Government Responds to NTEU Letter on FSAs With Extension of Use-or-Lose Deadline, Other Improvements

Press Release June 23, 2005

Washington, D.C.—A month after the National Treasury Employees Union (NTEU) called on it to do so, the federal government has made important improvements in its Flexible Spending Account (FSA) program which allows employees to set aside pre-tax income to pay medical and dependent care expenses. NTEU was instrumental in securing FSAs for federal workers. The improvements to the program were announced by the Office of Personnel Management (OPM) yesterday.

In a letter in late May to Daniel Blair, acting director of OPM, NTEU President Colleen M. Kelley strongly recommended the government extend the deadline for the use of the program—a step which has now been taken by OPM.

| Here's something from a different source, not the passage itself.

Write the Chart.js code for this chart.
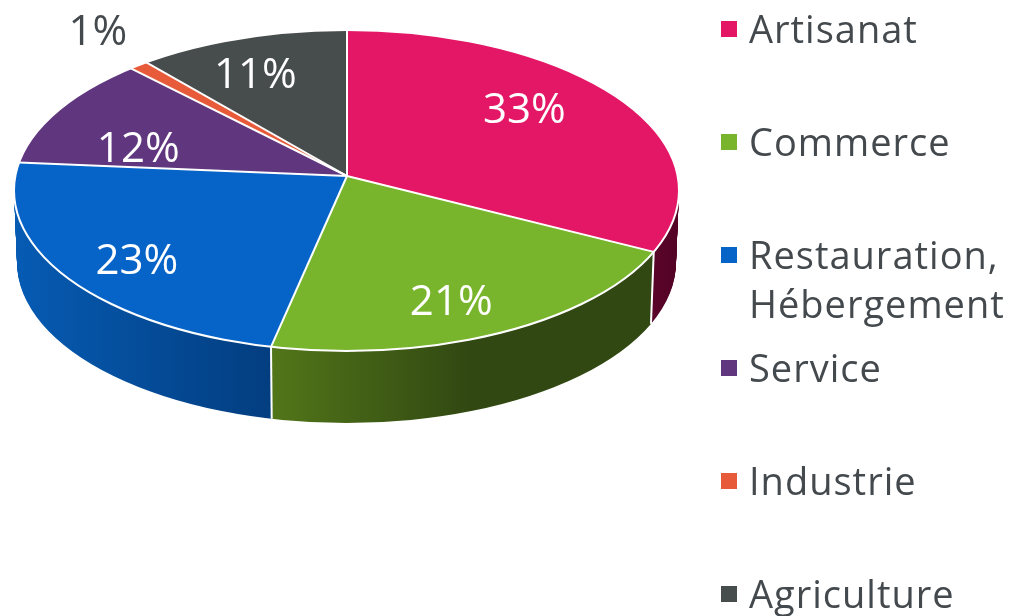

A short time earlier, Treasury Secretary John Snow had announced that employers, including the federal government, could modify their FSA plans to extend the deadline for employee use of health care program by 2 ½ months after the end of the plan year. Such a change, if adopted by an employer, reduces the likelihood of forfeited FSA contributions at the end of a calendar year.

“The changes made by OPM will reduce the amount of money set aside by federal workers that could otherwise have been lost at the end of the calendar year,” said NTEU President Colleen M. Kelley. She called this “an example of the kind of action the government needs to take in order to compete with the private sector as the employer of choice.”

Blair said that along with providing an additional 2 ½ months into 2006 to incur claims for the 2005 plan year, and thus to use 2005 account balances, two other changes impact the federal program.

One increases the annual health care FSA contribution limit to $5,000 from $4,000, beginning in plan year 2006; the other provides an extra month, until May 31, 2006, for employees to file claims for reimbursement for program use in 2005.

OPM has yet to respond to a follow-up Kelley letter to Blair seeking information about whether employees who leave or retire from federal service before the end of a calendar year will lose any money remaining in their FSA accounts.

In that inquiry, Kelley also raised questions with Blair about NTEU member complaints that a third-party vendor has been taking “an unusually long time” to handle employee claims for both medical and dependent care reimbursements—up to six weeks. The NTEU leader encouraged OPM to prod the vendor to supply additional information about claim dates and status on its web site, and to not limit that information only to claims paid.

NTEU is the largest independent federal union, representing some 150,000 employees in 30 agencies and departments.